Your output is the lines from the first one to the one containing "XAxis, YAxis, CartesianGrid", repeated exactly, with images left out.
===== MATERIAL PROVIDED
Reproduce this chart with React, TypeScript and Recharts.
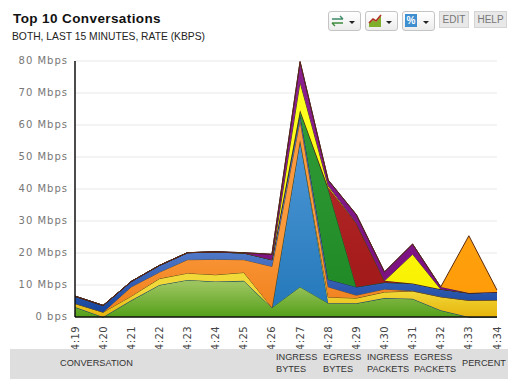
import React from "react";
import { AreaChart, Area, XAxis, YAxis, CartesianGrid } from "recharts";

const minutes = ["4:19","4:20","4:21","4:22","4:23","4:24","4:25","4:26","4:27","4:28","4:29","4:30","4:31","4:32","4:33","4:34"];
const lightGreen = [3.1,0,5.2,10,11.6,11.1,11.3,2.9,9.4,4.3,4.3,5.9,5.7,2.1,0,0];
const skyBlue = [0,0,0,0,0,0,0,0,45.9,0,0,0,0,0,0,0];
const gold = [1.1,1.5,1.3,2,2.1,2.1,2.6,0.1,0,1.9,1.6,1.9,2.4,4.2,5.2,5.3];
const orange = [0,0,2.9,2,4.2,4.8,4,12.8,6.2,3.2,0.9,0.9,0.1,0,0,0];
const blue = [2.3,2.1,1.7,2.1,2.2,2.3,2.1,2.1,1.7,2.3,2.6,2.1,2.3,2.4,2.3,2.5];
const darkGreen = [0,0,0,0,0,0,0,0,1.4,28.3,0,0,0,0,0,0];
const red = [0,0,0,0,0,0,0,0,0,0.5,19.9,0.5,0,0,0,0];
const yellow = [0,0,0,0,0,0,0,0,8.8,0.5,0,0,9.1,0,0,0];
const purple = [0,0,0,0,0,0.1,0.1,1.7,6.4,1.8,2.7,2.8,3.2,0.7,0,0];
const amber = [0,0,0,0,0,0,0,0,0,0,0,0,0,0,17.9,0.6];
const yTicks = [0,10,20,30,40,50,60,70,80];
const yTickLabels = ["0 bps","10 Mbps","20 Mbps","30 Mbps","40 Mbps","50 Mbps","60 Mbps","70 Mbps","80 Mbps"];

const layers = [
  { key: "lightGreen", values: lightGreen, top: "#9cc45e", mid: 10, bottom: "#54a01a", line: "#3f5f1c" },
  { key: "skyBlue", values: skyBlue, top: "#4a94d4", mid: 10, bottom: "#2277b8", line: "#1d4f78" },
  { key: "gold", values: gold, top: "#f2d93a", mid: 85, bottom: "#e6b40c", line: "#5a4a10" },
  { key: "orange", values: orange, top: "#fb9a3c", mid: 60, bottom: "#f0801c", line: "#6a4a20" },
  { key: "blue", values: blue, top: "#5078c8", mid: 70, bottom: "#16449c", line: "#1a2a50" },
  { key: "darkGreen", values: darkGreen, top: "#2f9a35", mid: 10, bottom: "#1f8a25", line: "#1a4a1c" },
  { key: "red", values: red, top: "#b82a2a", mid: 10, bottom: "#a01818", line: "#501010" },
  { key: "yellow", values: yellow, top: "#ffff20", mid: 10, bottom: "#f8f000", line: "#4a4a10" },
  { key: "purple", values: purple, top: "#8a2090", mid: 10, bottom: "#7a1080", line: "#3a103a" },
  { key: "amber", values: amber, top: "#ffa818", mid: 10, bottom: "#ff9c08", line: "#5a2a10" },
];

const rows = minutes.map((minute, i) => {
  const row: Record<string, string | number> = { minute };
  layers.forEach((l) => { row[l.key] = l.values[i]; });
  return row;
});

const sans = "Arial, 'Liberation Sans', sans-serif";
const mono = "'DejaVu Sans', sans-serif";

const YTick = ({ x, y, payload }: any) => (
  <text x={x + 1} y={y + 3} textAnchor="end" fontFamily={mono} fontSize={10} fill="#777" letterSpacing={1}>
    {yTickLabels[yTicks.indexOf(payload.value)]}
  </text>
);
const XTick = ({ x, y, payload }: any) => (
  <text transform={`translate(${x + 3.5},${y + 13}) rotate(-90)`} textAnchor="middle" fontFamily={mono} fontSize={10} fill="#444" letterSpacing={0.5}>
    {payload.value}
  </text>
);

const btn: React.CSSProperties = { position: "absolute", top: 11, height: 20, width: 33, boxSizing: "border-box", border: "1px solid #c4c4c4", borderRadius: 3, background: "linear-gradient(#fff,#ececec)" };
const flat: React.CSSProperties = { position: "absolute", top: 11, height: 17, boxSizing: "border-box", border: "1px solid #d4d4d4", background: "#e8e8e8", color: "#777", fontFamily: sans, fontSize: 10, textAlign: "center", lineHeight: "15px" };
const caret = <svg width="6" height="4" style={{ position: "absolute", left: 20, top: 9 }}><path d="M0 0H6L3 3Z" fill="#222" /></svg>;
const headCell = (left: number, lines: string[]) => (
  <div style={{ position: "absolute", left, top: lines.length === 1 ? 357 : 351, fontFamily: sans, fontSize: 9.2, lineHeight: "12px", color: "#333" }}>
    {lines.map((t) => <div key={t}>{t}</div>)}
  </div>
);

export default function App() {
  return (
    <div style={{ position: "absolute", left: 0, top: 0, width: 526, height: 380, background: "#fff", overflow: "hidden" }}>
      <div style={{ position: "absolute", left: 13, top: 11, fontFamily: sans, fontSize: 13.5, fontWeight: 700, color: "#111", letterSpacing: 0.4 }}>Top 10 Conversations</div>
      <div style={{ position: "absolute", left: 12, top: 31, fontFamily: sans, fontSize: 10.3, color: "#222" }}>BOTH, LAST 15 MINUTES, RATE (KBPS)</div>
      <div style={{ ...btn, left: 328 }}>
        <svg width="14" height="14" style={{ position: "absolute", left: 2, top: 2 }}><path d="M1 5H12M9 2L12 5" stroke="#3d8a6a" strokeWidth="1.3" fill="none" /><path d="M1 9H12M4 12L1 9" stroke="#3d8a3d" strokeWidth="1.3" fill="none" /></svg>{caret}
      </div>
      <div style={{ ...btn, left: 365 }}>
        <svg width="14" height="14" style={{ position: "absolute", left: 2, top: 2 }}><path d="M1 13V9L5 6L8 8L13 2V13Z" fill="#7fae2a" /><path d="M1 9L5 5L8 7L13 1" stroke="#b03020" strokeWidth="1.6" fill="none" /></svg>{caret}
      </div>
      <div style={{ ...btn, left: 402 }}>
        <div style={{ position: "absolute", left: 2, top: 2, width: 12, height: 13, background: "#3f8fd0", color: "#fff", fontFamily: sans, fontSize: 10, fontWeight: 700, lineHeight: "13px", textAlign: "center" }}>%</div>{caret}
      </div>
      <div style={{ ...flat, left: 439, width: 30 }}>EDIT</div>
      <div style={{ ...flat, left: 474, width: 33 }}>HELP</div>

      <div style={{ position: "absolute", left: 0, top: 0 }}>
        <AreaChart width={526} height={349} data={rows} margin={{ top: 61, right: 29, bottom: 4, left: 15 }}>
          <defs>
            {layers.map((l) => (
              <linearGradient key={l.key} id={`g-${l.key}`} x1="0" y1="0" x2="0" y2="1">
                <stop offset={`${l.mid}%`} stopColor={l.top} />
                <stop offset="100%" stopColor={l.bottom} />
              </linearGradient>
            ))}
          </defs>
          <CartesianGrid vertical={false} stroke="#e8e8e8" />
          <XAxis dataKey="minute" interval={0} tickLine={false} axisLine={{ stroke: "#111", strokeWidth: 1.5 }} tick={<XTick />} height={28} />
          <YAxis domain={[0, 80]} ticks={yTicks} width={60} tickLine={false} axisLine={{ stroke: "#111", strokeWidth: 1.5 }} tick={<YTick />} />
          {layers.map((l) => (
            <Area key={l.key} type="linear" dataKey={l.key} stackId="all" fill={`url(#g-${l.key})`} fillOpacity={1} stroke={l.line} strokeWidth={1} dot={false} activeDot={false} isAnimationActive={false} />
          ))}
        </AreaChart>
      </div>

      <div style={{ position: "absolute", left: 10, top: 349, width: 498, height: 30, background: "#dedede" }} />
      {headCell(60, ["CONVERSATION"])}
      {headCell(276, ["INGRESS", "BYTES"])}
      {headCell(323, ["EGRESS", "BYTES"])}
      {headCell(367, ["INGRESS", "PACKETS"])}
      {headCell(414, ["EGRESS", "PACKETS"])}
      {headCell(462, ["PERCENT"])}
    </div>
  );
}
==========
SOLUTION:
Reproduce this chart with React, TypeScript and Recharts.
import React from "react";
import { AreaChart, Area, XAxis, YAxis, CartesianGrid } from "recharts";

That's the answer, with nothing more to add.